MANILA — Philippine President Rodrigo Duterte’s satisfaction rating has hit a personal record-high one year after he took office despite persistent criticisms over his autocratic style of leadership, a survey showed Friday.
Duterte has also been widely chastised by human rights groups and several foreign governments for his campaign against illegal drugs, which has left thousands dead in police operations and alleged vigilante killings in the past year.
Despite the rough year, 78 percent of 1,200 Filipinos surveyed nationwide on June 23-26 expressed satisfaction with Duterte’s performance, according to opinion pollsters Social Weather Stations.
The rating was up from 75 percent in March, the polling agency said. Twelve percent were dissatisfied, while 10 percent were undecided, it added.
Presidential spokesman Ernesto Abella said the continued upward trend of Duterte’s satisfaction rating was “a clear indication of the growing confidence in the chief executive and his performance as the country’s leader.”
Abella noted that the survey was conducted one month after Duterte declared martial law over the southern region of Mindanao to quash a siege by hundreds of Islamist militants on Marawi City, 800 kilometres south of Manila.
“It shows tacit public support to the president’s action following the rebellion in Marawi,” he added.
‘I don’t talk to terrorists’
The results came as Duterte denied claims he tried to make a deal with Islamic State-inspired terrorists in the days after they laid siege to Marawi City.
Duterte also dismissed as a “pretender” Marawi community leader Agakhan Sharief, who told the news organization Reuters on Wednesday that days after the terrorists seized the city, a senior aide to the president approached him and asked him to use his connections with the terrorists’ leaders to start back-channel talks.

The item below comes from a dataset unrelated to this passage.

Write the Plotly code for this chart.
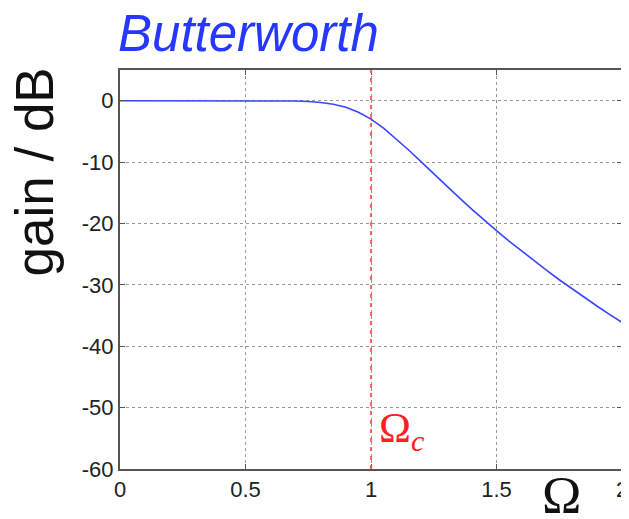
import plotly.graph_objects as go

# Data (gain in dB vs normalised frequency)
omega = [0.0, 0.1, 0.2, 0.3, 0.4, 0.5, 0.55, 0.6, 0.65, 0.7, 0.75, 0.8, 0.85, 0.9, 0.95,
         1.0, 1.05, 1.1, 1.15, 1.2, 1.25, 1.3, 1.35, 1.4, 1.45, 1.5, 1.55, 1.6, 1.65,
         1.7, 1.75, 1.8, 1.85, 1.9, 1.95, 2.0]
gain_db = [0.0, 0.0, 0.0, 0.0, 0.0, 0.0, -0.003, -0.009, -0.025, -0.06, -0.14, -0.29, -0.58, -1.08, -1.88,
           -3.01, -4.47, -6.17, -8.03, -9.96, -11.92, -13.86, -15.76, -17.61, -19.42, -21.16, -22.87,
           -24.51, -26.10, -27.65, -29.17, -30.64, -32.07, -33.45, -34.81, -36.12]
cutoff = 1.0
x_ticks = [0, 0.5, 1, 1.5, 2]
x_tick_text = ["0", "0.5", "1", "1.5", "2"]
y_ticks = [0, -10, -20, -30, -40, -50, -60]
y_tick_text = ["0", "-10", "-20", "-30", "-40", "-50", "-60"]

fig = go.Figure()
fig.add_trace(go.Scatter(x=omega, y=gain_db, mode="lines",
                         line=dict(color="#3a46ff", width=1.6), hoverinfo="skip",
                         showlegend=False))

fig.add_shape(type="line", xref="x", yref="paper", x0=cutoff, x1=cutoff, y0=0, y1=1,
              line=dict(color="rgba(255,80,80,0.85)", width=2.2, dash="4px,5px"))

axis_common = dict(showline=True, linecolor="#555", linewidth=2, mirror="ticks",
                   ticks="inside", ticklen=5, tickcolor="#555", automargin=False,
                   showgrid=True, gridcolor="#999", griddash="dot", gridwidth=1.3,
                   zeroline=False,
                   tickfont=dict(family="Liberation Sans, Arial, sans-serif", size=22, color="#222"))

fig.update_xaxes(range=[0, 2], tickvals=x_ticks, ticktext=x_tick_text, **axis_common)
fig.update_yaxes(range=[-60, 5], tickvals=y_ticks, ticktext=y_tick_text, **axis_common)

annotations = [
    dict(text="<i>Butterworth</i>", xref="paper", yref="paper", x=0.0, y=1.0,
         xanchor="left", yanchor="bottom", yshift=6, xshift=-4, showarrow=False,
         font=dict(family="Liberation Sans, Arial, sans-serif", size=51, color="#2638ff")),
    dict(text="gain / dB", xref="paper", yref="paper", x=0, y=1.0, xshift=-86,
         xanchor="center", yanchor="top", yshift=4, textangle=-90, showarrow=False,
         font=dict(family="Liberation Sans, Arial, sans-serif", size=53, color="#111")),
    dict(text="Ω", xref="x", yref="paper", x=1.76, y=0, yshift=-57,
         xanchor="center", yanchor="bottom", showarrow=False,
         font=dict(family="Liberation Serif, Times New Roman, serif", size=53, color="#111")),
    dict(text="Ω<sub><i>c</i></sub>", xref="x", yref="y", x=cutoff, y=-53.8, xshift=6,
         xanchor="left", yanchor="middle", showarrow=False,
         font=dict(family="Liberation Serif, Times New Roman, serif", size=43, color="#ff2020")),
]
# The page body adds an 8px offset, so the figure is sized 8px smaller
fig.update_layout(
    width=621, height=511,
    margin=dict(l=112, r=7, t=62, b=50, autoexpand=False),
    paper_bgcolor="white", plot_bgcolor="white",
    annotations=annotations,
)
fig.write_html("out.html")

“No, I did not. He’s a pretender. I never talk to terrorists. That’s one. I will never talk to criminals and to terrorists but I would talk to revolutionaries who are imbued with principle like the (Moro Islamic Liberation Front) or the (Moro National Liberation Front),” Duterte told reporters in Malaybalay, Bukidnon province.
He said the MILF and the MNLF might have initiated back-channel talks to resolve the crisis in Marawi, but it was “impossible” for him to do that.
“And many of my soldiers have died, including policemen. Do not kid me that we will talk,” Duterte said.
“If there has to be peace, it would really be peace. Do not play with me that we fight today and then tomorrow … Let us finish this once and for all,” he said.
Reuters reported Sharief as saying Duterte aborted the plan for back-channel talks without an explanation.